The main character, after talking with the beggar and then proceeding to walk with him notes how often he scratches himself which in this story, seems to solidify the beggar's position as someone who is impoverished. The main part of this story that ties with the theme of the negative attitude toward people who are impoverished, comes in this part of the story, when the main character decides that he would wish to go to a tavern,"Even in the very lowest kind of a tavern; where the landlord and his customers would be certain to object to his company." The main character still wishes to give the man a beer for his time. They proceed to go into the tavern, but only on the condition that the beggar won't scratch whatsoever, thematically speaking, to not reveal himself as a beggar, as even the lowest of taverns would kick out someone like the beggar, who is so impoverished that he suffers from flees.
What happens in the tavern is that the beggar cannot resist the urge to scratch himself, thereby revealing himself as a beggar, but instead of the tavern kicking him out, the beggar leaves on his own volition, which makes the main character believe that the beggar has left for good, but later, about twenty minutes after the main character started traveling, the beggar came back, and after some talk back and forth, he proclaimed,"I have been having a lively time at hunting and killing fleas. I shall sleep well after this excitement." The beggar seemed to have managed to cleanse himself of his thematic burden, which of course was the flees.
It seems greatly apparent that in this story, society's negative attitude toward those who are stricken with misfortune, are represented by this man who has earlier stated to have lost his job, and then become ridden with flees.

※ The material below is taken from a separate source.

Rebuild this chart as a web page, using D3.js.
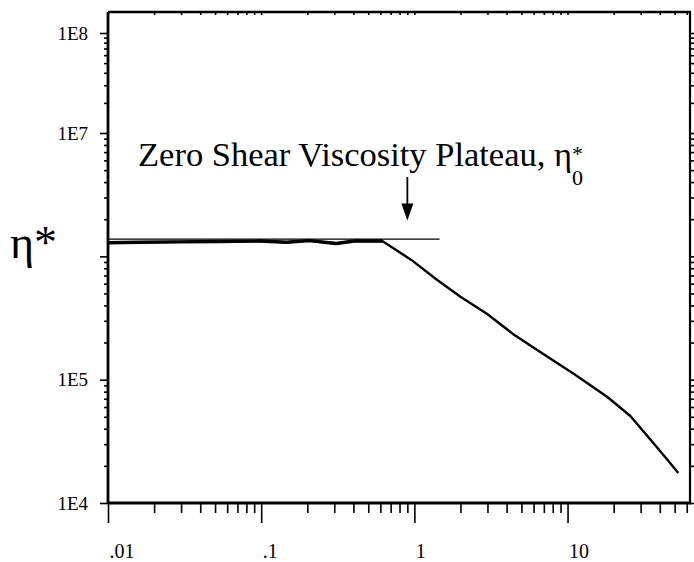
<!DOCTYPE html>
<html>
<head>
<meta charset="utf-8">
<script src="https://cdn.jsdelivr.net/npm/d3@7"></script>
<style>
  body { margin: 0; background: #fff; }
  svg { display: block; font-family: "Liberation Serif", "Times New Roman", serif; }
  .tick line { stroke: #000; stroke-width: 1.6; }
  .tick text { fill: #000; }
</style>
</head>
<body>
<div id="chart"></div>
<script>
// frequency (rad/s) and complex viscosity eta*
const frequency = [0.01, 0.016, 0.029, 0.053, 0.097, 0.146, 0.206, 0.309, 0.406, 0.617,
  0.95, 1.41, 2.0, 2.99, 4.4, 6.63, 10.9, 18.2, 25.7, 36.3, 45.0, 52.8];
const etaStar = [1.29e6, 1.30e6, 1.31e6, 1.32e6, 1.33e6, 1.30e6, 1.34e6, 1.27e6, 1.33e6, 1.33e6,
  9.4e5, 6.43e5, 4.7e5, 3.41e5, 2.35e5, 1.68e5, 1.12e5, 7.23e4, 5.07e4, 3.06e4, 2.23e4, 1.75e4];

// zero shear plateau reference line
const plateauFreq = [0.01, 1.46];
const plateauEta = [1.38e6, 1.38e6];

const xTickValues = [0.01, 0.1, 1, 10];
const xTickLabels = [".01", ".1", "1", "10"];
const yTickValues = [1e4, 1e5, 1e6, 1e7, 1e8];
const yTickLabels = ["1E4", "1E5", "", "1E7", "1E8"];

const annotationText = "Zero Shear Viscosity Plateau, \u03b7";
const arrowFreq = 0.9;
const arrowEta = [4.4e6, 1.95e6];

const width = 694;
const height = 562;
const plotLeft = 108, plotRight = 690, plotTop = 12, plotBottom = 503;
const serif = "'Liberation Serif', 'Times New Roman', Times, serif";

const svg = d3.select("#chart").append("svg")
  .attr("width", width)
  .attr("height", height);

const x = d3.scaleLog().domain([0.01, 63]).range([plotLeft, plotRight]);
// the original y axis is not evenly spaced above 1E7, so the scale is piecewise
const y = d3.scaleLog().domain([1e4, 1e7, 1e8]).range([plotBottom, 133, 33]);

function minorTicks(lo, hi) {
  const out = [];
  for (let e = lo; e < hi; e++) {
    for (let m = 2; m <= 9; m++) out.push(m * Math.pow(10, e));
  }
  return out;
}

const xMinor = minorTicks(-2, 2).filter((d) => x(d) <= plotRight);
const yMinor = minorTicks(4, 9).filter((d) => y(d) >= plotTop);

// bottom axis
svg.append("g")
  .attr("transform", `translate(0,${plotBottom})`)
  .call(d3.axisBottom(x).tickValues(xMinor).tickSize(10).tickFormat(""))
  .call((g) => g.select(".domain").remove());

svg.append("g")
  .attr("transform", `translate(0,${plotBottom})`)
  .call(d3.axisBottom(x).tickValues(xTickValues).tickSize(20)
    .tickFormat((d, i) => xTickLabels[i]))
  .call((g) => g.select(".domain").remove())
  .call((g) => g.selectAll("text")
    .attr("text-anchor", "start")
    .attr("x", 1)
    .attr("y", 55)
    .attr("dy", 0)
    .style("font-family", serif)
    .style("font-size", "20px"));

// top axis, small inward ticks
svg.append("g")
  .attr("transform", `translate(0,${plotTop})`)
  .call(d3.axisTop(x).tickValues(xMinor.concat(xTickValues)).tickSize(-3).tickFormat(""))
  .call((g) => g.select(".domain").remove());

// left axis
svg.append("g")
  .attr("transform", `translate(${plotLeft},0)`)
  .call(d3.axisLeft(y).tickValues(yMinor).tickSize(4).tickFormat(""))
  .call((g) => g.select(".domain").remove());

svg.append("g")
  .attr("transform", `translate(${plotLeft},0)`)
  .call(d3.axisLeft(y).tickValues(yTickValues).tickSize(8).tickPadding(12)
    .tickFormat((d, i) => yTickLabels[i]))
  .call((g) => g.select(".domain").remove())
  .call((g) => g.selectAll("text")
    .style("font-family", serif)
    .style("font-size", "19px"));

// right axis
svg.append("g")
  .attr("transform", `translate(${plotRight},0)`)
  .call(d3.axisRight(y).tickValues(yMinor.concat(yTickValues)).tickSize(4).tickFormat(""))
  .call((g) => g.select(".domain").remove());

// frame
const frame = svg.append("g").attr("stroke", "#000").attr("fill", "none");
frame.append("line").attr("x1", plotLeft).attr("x2", plotLeft).attr("y1", plotTop).attr("y2", plotBottom)
  .attr("stroke-width", 2.8);
frame.append("line").attr("x1", plotLeft).attr("x2", plotRight + 1).attr("y1", plotBottom).attr("y2", plotBottom)
  .attr("stroke-width", 2.8);
frame.append("line").attr("x1", plotLeft).attr("x2", plotRight + 1).attr("y1", plotTop).attr("y2", plotTop)
  .attr("stroke-width", 2.4);
frame.append("line").attr("x1", plotRight).attr("x2", plotRight).attr("y1", plotTop).attr("y2", plotBottom)
  .attr("stroke-width", 2.2);

// data
const line = d3.line()
  .x((d) => x(d[0]))
  .y((d) => y(d[1]));

svg.append("path")
  .datum(d3.zip(plateauFreq, plateauEta))
  .attr("d", line)
  .attr("fill", "none")
  .attr("stroke", "#000")
  .attr("stroke-width", 1.4);

svg.append("path")
  .datum(d3.zip(frequency, etaStar))
  .attr("d", line)
  .attr("fill", "none")
  .attr("stroke", "#000")
  .attr("stroke-width", 2.4)
  .attr("stroke-linejoin", "round");

// thicker overlap on the plateau part (two traces on top of each other)
svg.append("path")
  .datum(d3.zip(frequency, etaStar).filter((d) => d[0] <= 0.617))
  .attr("d", line)
  .attr("fill", "none")
  .attr("stroke", "#000")
  .attr("stroke-width", 3.4)
  .attr("stroke-linejoin", "round");

// y axis title
svg.append("text")
  .attr("x", 10)
  .attr("y", 258)
  .style("font-family", serif)
  .style("font-size", "46px")
  .text("\u03b7*");

// annotation with eta_0^* as sub/superscript tspans
const anno = svg.append("text")
  .attr("x", 138)
  .attr("y", 166)
  .style("font-family", serif)
  .style("font-size", "34.5px");

anno.append("tspan").text(annotationText);
anno.append("tspan")
  .attr("dy", -5)
  .style("font-size", "22px")
  .text("*");
anno.append("tspan")
  .attr("dx", -11)
  .attr("dy", 24)
  .style("font-size", "22px")
  .text("0");

// arrow
const ax = x(arrowFreq);
const arrowTip = y(arrowEta[1]);
svg.append("line")
  .attr("x1", ax).attr("x2", ax)
  .attr("y1", y(arrowEta[0])).attr("y2", arrowTip - 10)
  .attr("stroke", "#000")
  .attr("stroke-width", 1.8);

svg.append("path")
  .attr("d", `M${ax - 6},${arrowTip - 17} L${ax + 6},${arrowTip - 17} L${ax},${arrowTip} Z`)
  .attr("fill", "#000");
</script>
</body>
</html>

Now that he has gotten rid of these flees, he is able to properly travel with our main character, which implies that it would be too much of a burden for out main character, to deal with a man who has been stricken with flees, that signify his position as a beggar. Overall, the theme of society rejecting and looking down on those who are outcasts or rejects, is incredibly apparent in this story, to others views of the beggar, to his scratching, which represents his societal position, to his eventual cleansing, which relieves himself of this burden and allows the beggar to travel with our main character and, in a way, be accepted back into society.